Lessons from Fallen Republics
And they knew those institutions could erode faster than they were built.
They studied republics that promised liberty—but succumbed to those who weaponized it.
In Athens, demagogues like Cleon rose not through wisdom, but spectacle. He inflamed public passions, punished dissent, and made law a tool of vengeance. Athens gave voice to the people—but lacked structure to withstand manipulation.
In Rome, it was generals instead of orators. The Gracchi brothers bypassed norms in the name of reform. Marius fused military command with political ambition. Julius Caesar crossed the Rubicon not to destroy the Senate—but to neuter it. He ruled in the name of the republic while dissolving its substance. And when he died, it wasn’t restoration. It was the beginning of empire.
Authoritarianism doesn’t always arrive with a crown.
Sometimes it arrives with applause.
Venice fell more quietly. Once a republic governed by merchant councils, it became rule by secrecy and silence. The Doge remained. The rituals endured. But real power vanished behind closed doors.
Where Rome fell in spectacle, Venice faded in silence.
The Pattern
But in every collapse, the pattern was the same:
Law bent to charisma.
Justice bowed to power.
Courts became instruments, not institutions.
The Founders feared not just monarchs—but men who acted like monarchs, unchecked by law and lifted by crowds.
They didn’t just separate power. They insulated it.
They built structural firewalls against personal ambition.
And in every fallen republic, the story ends the same way:
The rule of law becomes a rule of favor.
Courts no longer adjudicate—they affirm.
Justice no longer constrains power—it follows it.
The Real Threat
That’s what Ashley Moody’s proposal threatens—not just overreach, but the collapse of judicial independence.
When presidents can create courts that reflect their will, the system no longer belongs to the people.
It belongs to the ruler.
This is how republics die—not through force, but through redesign.
And this moment is the threshold.
What begins with a “specialty court” doesn’t end there.
First one court. Then an agency. Then a department.
Soon the executive isn’t merely enforcing the law.
He is installing the judges who interpret it.
The Constitution becomes optional.
Accountability becomes conditional.
Law becomes performance—choreographed to flatter, not to restrain.
And once that door opens, it rarely closes again.
Future presidents—of any party—will inherit the precedent.
They will not give it back.
Even those cheering today may regret it tomorrow.

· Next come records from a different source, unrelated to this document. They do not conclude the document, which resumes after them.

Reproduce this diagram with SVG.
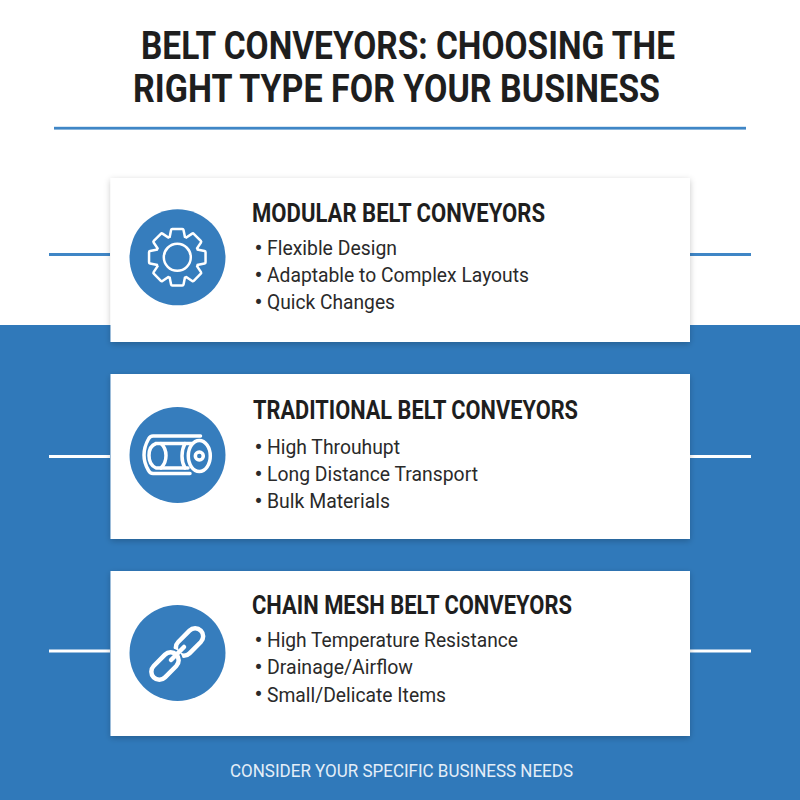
<svg xmlns="http://www.w3.org/2000/svg" width="800" height="800" viewBox="0 0 800 800">
<style>
text{font-family:Roboto,"Liberation Sans",sans-serif;fill:#1e1e1e}
.title{font-size:39.500px;font-weight:700}
.head{font-size:25.500px;font-weight:700}
.item{font-size:20.500px;font-weight:400;fill:#2a2a2a}
text.bul{font-family:"DejaVu Sans",sans-serif;font-size:17px;text-anchor:middle;fill:#2a2a2a}
.foot{font-size:18.500px;fill:#e4eef8}
.card{fill:#fff;filter:url(#sh)}
.disc{fill:#367dbd}
.ln{fill:none;stroke:#fff;stroke-width:3.500;stroke-linecap:round;stroke-linejoin:round}
</style>
<defs>
<filter id="sh" x="-5%" y="-10%" width="110%" height="125%"><feDropShadow dx="0" dy="2" stdDeviation="3" flood-color="#000" flood-opacity=".22"/></filter>
<g id="gearshape">
<circle r="20.500"/>
<path id="tooth" d="M-7 -17L-5 -27H5L7 -17Z"/>
<use href="#tooth" transform="rotate(45)"/>
<use href="#tooth" transform="rotate(90)"/>
<use href="#tooth" transform="rotate(135)"/>
<use href="#tooth" transform="rotate(180)"/>
<use href="#tooth" transform="rotate(225)"/>
<use href="#tooth" transform="rotate(270)"/>
<use href="#tooth" transform="rotate(315)"/>
</g>
</defs>
<rect width="800" height="800" fill="#fff"/>
<rect y="325" width="800" height="475" fill="#3079ba"/>
<g id="header">
<text class="title" x="141" y="58.500" textLength="534" lengthAdjust="spacingAndGlyphs">BELT CONVEYORS: CHOOSING THE</text>
<text class="title" x="133" y="101.500" textLength="527" lengthAdjust="spacingAndGlyphs">RIGHT TYPE FOR YOUR BUSINESS</text>
<rect x="54" y="126.800" width="692" height="2.800" fill="#3f86c6"/>
</g>
<g id="connectors" fill="none" stroke-width="3">
<path d="M49 254.500H110M690 254.500H751" stroke="#3f86c6"/>
<path d="M49 456.500H110M690 456.500H751" stroke="#fff"/>
<path d="M49 651H110M690 651H751" stroke="#fff"/>
</g>
<g id="node-modular">
<rect class="card" x="110.500" y="178" width="579.500" height="164"/>
<circle class="disc" cx="177.500" cy="257.300" r="48"/>
<g transform="translate(177.300 257.300)">
<use href="#gearshape" fill="none" stroke="#fff" stroke-width="5" stroke-linejoin="round"/>
<use href="#gearshape" fill="#367dbd"/>
<circle r="13.500" fill="none" stroke="#fff" stroke-width="2.500"/>
</g>
<text class="head" x="252" y="222" textLength="293" lengthAdjust="spacingAndGlyphs">MODULAR BELT CONVEYORS</text>
<text class="bul" x="258.500" y="254">•</text><text class="item" x="267" y="255" textLength="130" lengthAdjust="spacingAndGlyphs">Flexible Design</text>
<text class="bul" x="258.500" y="281">•</text><text class="item" x="267" y="282" textLength="262" lengthAdjust="spacingAndGlyphs">Adaptable to Complex Layouts</text>
<text class="bul" x="258.500" y="308">•</text><text class="item" x="267" y="309" textLength="128" lengthAdjust="spacingAndGlyphs">Quick Changes</text>
</g>
<g id="node-traditional">
<rect class="card" x="110.500" y="374" width="579.500" height="165"/>
<circle class="disc" cx="177.500" cy="455" r="48"/>
<g class="ln">
<path d="M200.500 436H153Q150 436 148.500 439Q144 447 144 455Q144 463 148.500 470.500Q150 473.500 153 473.500H190"/>
<path d="M192 443.500H156Q149 446 149 455.500Q149 465 156 468H188"/>
<path d="M161 443.500Q166 448 166 455.500Q166 463 161 468"/>
<ellipse cx="199.300" cy="456" rx="11" ry="15.500"/>
<path d="M185 443.500Q182 449 182 456Q182 463 185 468"/>
<circle cx="199.300" cy="456" r="4"/>
</g>
<text class="head" x="253" y="419" textLength="325" lengthAdjust="spacingAndGlyphs">TRADITIONAL BELT CONVEYORS</text>
<text class="bul" x="258.500" y="453">•</text><text class="item" x="267" y="454" textLength="133" lengthAdjust="spacingAndGlyphs">High Throuhupt</text>
<text class="bul" x="258.500" y="480">•</text><text class="item" x="267" y="481" textLength="211" lengthAdjust="spacingAndGlyphs">Long Distance Transport</text>
<text class="bul" x="258.500" y="507">•</text><text class="item" x="267" y="508" textLength="123" lengthAdjust="spacingAndGlyphs">Bulk Materials</text>
</g>
<g id="node-chain">
<rect class="card" x="110.500" y="571" width="579.500" height="165"/>
<circle class="disc" cx="177.500" cy="653" r="48"/>
<g fill="none" stroke-width="4.500">
<rect x="-8" y="-16" width="16" height="32" rx="8" transform="translate(189.500 642) rotate(45)" stroke="#fff"/>
<g transform="translate(165 666) rotate(45)">
<rect x="-8" y="-16" width="16" height="32" rx="8" stroke="#367dbd" stroke-width="8"/>
<rect x="-8" y="-16" width="16" height="32" rx="8" stroke="#fff"/>
</g>
<path d="M171 660L184 647" stroke="#fff" stroke-linecap="round"/>
</g>
<text class="head" x="252" y="614" textLength="320" lengthAdjust="spacingAndGlyphs">CHAIN MESH BELT CONVEYORS</text>
<text class="bul" x="258.500" y="646">•</text><text class="item" x="267" y="647" textLength="251" lengthAdjust="spacingAndGlyphs">High Temperature Resistance</text>
<text class="bul" x="258.500" y="673">•</text><text class="item" x="267" y="674" textLength="146" lengthAdjust="spacingAndGlyphs">Drainage/Airflow</text>
<text class="bul" x="258.500" y="700">•</text><text class="item" x="267" y="701.500" textLength="179" lengthAdjust="spacingAndGlyphs">Small/Delicate Items</text>
</g>
<text id="footer" class="foot" x="230" y="777" textLength="343" lengthAdjust="spacingAndGlyphs">CONSIDER YOUR SPECIFIC BUSINESS NEEDS</text>
</svg>
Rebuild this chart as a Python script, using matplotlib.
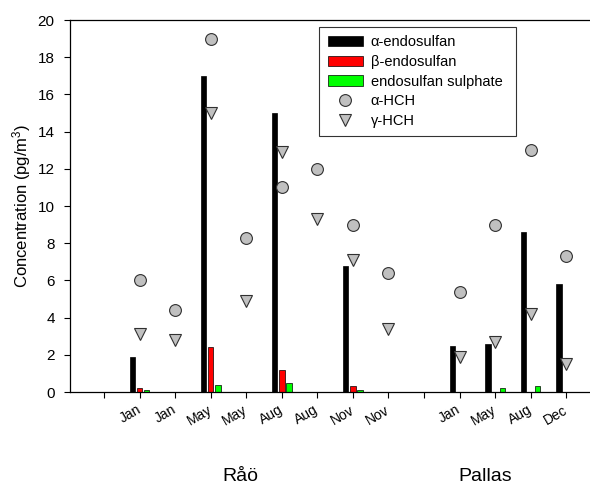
import numpy as np
import matplotlib
matplotlib.use('Agg')
import matplotlib.pyplot as plt

plt.rcParams['font.family'] = ['Liberation Sans', 'DejaVu Sans']
plt.rcParams['mathtext.default'] = 'regular'

# sampling slots along the x axis (0 and 9 are empty spacers)
months = ['', 'Jan', 'Jan', 'May', 'May', 'Aug', 'Aug', 'Nov', 'Nov',
          '', 'Jan', 'May', 'Aug', 'Dec']

# endosulfans (pg/m3), bars; NaN where not measured / not detected
a_endo = [np.nan, 1.9, np.nan, 17.0, np.nan, 15.0, np.nan, 6.8, np.nan,
          np.nan, 2.5, 2.6, 8.6, 5.8]
b_endo = [np.nan, 0.2, np.nan, 2.4, np.nan, 1.2, np.nan, 0.3, np.nan,
          np.nan, np.nan, np.nan, np.nan, np.nan]
endo_sulph = [np.nan, 0.1, np.nan, 0.4, np.nan, 0.5, np.nan, 0.1, np.nan,
              np.nan, np.nan, 0.2, 0.3, np.nan]

# HCHs (pg/m3), symbols
a_hch = [np.nan, 6.0, 4.4, 19.0, 8.3, 11.0, 12.0, 9.0, 6.4,
         np.nan, 5.4, 9.0, 13.0, 7.3]
g_hch = [np.nan, 3.1, 2.8, 15.0, 4.9, 12.9, 9.3, 7.1, 3.4,
         np.nan, 1.9, 2.7, 4.2, 1.5]

sites = ['Råö', 'Pallas']
site_pos = [3.83, 10.72]

x = np.arange(len(months))
w = 0.15

fig = plt.figure(figsize=(5.9, 4.84), dpi=100)
ax = fig.add_axes([70 / 590, 1 - 392 / 484, 520 / 590, 372 / 484])

b1 = ax.bar(x - 0.2, a_endo, w, color='black', edgecolor='black', lw=0.5,
            label='α-endosulfan', zorder=2)
b2 = ax.bar(x, b_endo, w, color='#ff0000', edgecolor='black', lw=0.5,
            label='β-endosulfan', zorder=2)
b3 = ax.bar(x + 0.2, endo_sulph, w, color='#00ff00', edgecolor='black',
            lw=0.5, label='endosulfan sulphate', zorder=2)
l1, = ax.plot(x, a_hch, 'o', ms=8.5, mfc='#c0c0c0', mec='#303030', mew=0.8,
              label='α-HCH', zorder=3)
l2, = ax.plot(x, g_hch, 'v', ms=9, mfc='#c0c0c0', mec='#303030', mew=0.8,
              label='γ-HCH', zorder=3)

ax.set_xlim(-0.96, 13.67)
ax.set_ylim(0, 20)
ax.set_yticks(range(0, 21, 2))
ax.set_xticks(x)
ax.set_xticklabels(months, rotation=30, ha='right', va='center',
                   rotation_mode='anchor')
ax.tick_params(axis='both', direction='out', length=4, width=0.8)
ax.tick_params(axis='y', labelsize=11, pad=7)
ax.tick_params(axis='x', labelsize=10, pad=8)
ax.spines['right'].set_visible(False)
for s in ['left', 'bottom', 'top']:
    ax.spines[s].set_linewidth(0.9)

ax.set_ylabel('Concentration (pg/m$^3$)', fontsize=12)
ax.yaxis.set_label_coords(-0.071, 0.5)

trans = ax.get_xaxis_transform()
for name, pos in zip(sites, site_pos):
    ax.text(pos, -0.226, name, transform=trans, ha='center', va='center',
            fontsize=14)

# legend box spans a fixed width, entries left aligned inside it
handles = [b1, b2, b3, l1, l2]
leg = ax.legend(handles, [h.get_label() for h in handles],
                loc='upper left', bbox_to_anchor=(0.479, 0.5, 0.379, 0.482),
                mode='expand', fontsize=10.5, frameon=True, fancybox=False,
                handlelength=2.4, handleheight=0.7, handletextpad=0.55,
                labelspacing=0.38, borderpad=0.6, borderaxespad=0)
leg.get_frame().set_edgecolor('black')
leg.get_frame().set_linewidth(0.8)

fig.savefig('out.png', dpi=100)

Because no party rules forever—and no president, once handed a weapon, easily puts it down.
The Stakes
This isn’t theoretical. It’s already reshaping lives.
Ask the civil servant pressured to bend policy for loyalty.
Ask the whistleblower whose fate depends on impartial judges.
Ask the teacher, the journalist, the activist—what happens when their rights rest on courts shaped by political will.
Most Americans may never meet a federal judge.
But judicial independence protects their vote, their voice, and their freedom to dissent.
That’s the cost of forgetting.
When leaders propose “special courts” to bypass judges, they’re not fixing the system.
They’re unmaking it.
They’re not reforming justice—they’re rewriting its purpose.
They’re not restoring balance—they’re tipping it toward one man.
The Rubicon Moment
Dismantle the courts—and what follows won’t be governed by law.
It won’t be justice.
It will be domination.
This is the Rubicon moment—without the river.
And the only thing standing between democracy and decline is memory.
The Founders didn’t give us perfection.
They gave us a design—a system held together by restraint, structure, and civic courage.
That system is under siege.
And what happens next will define us.
Will we be a nation of laws—or a nation of men?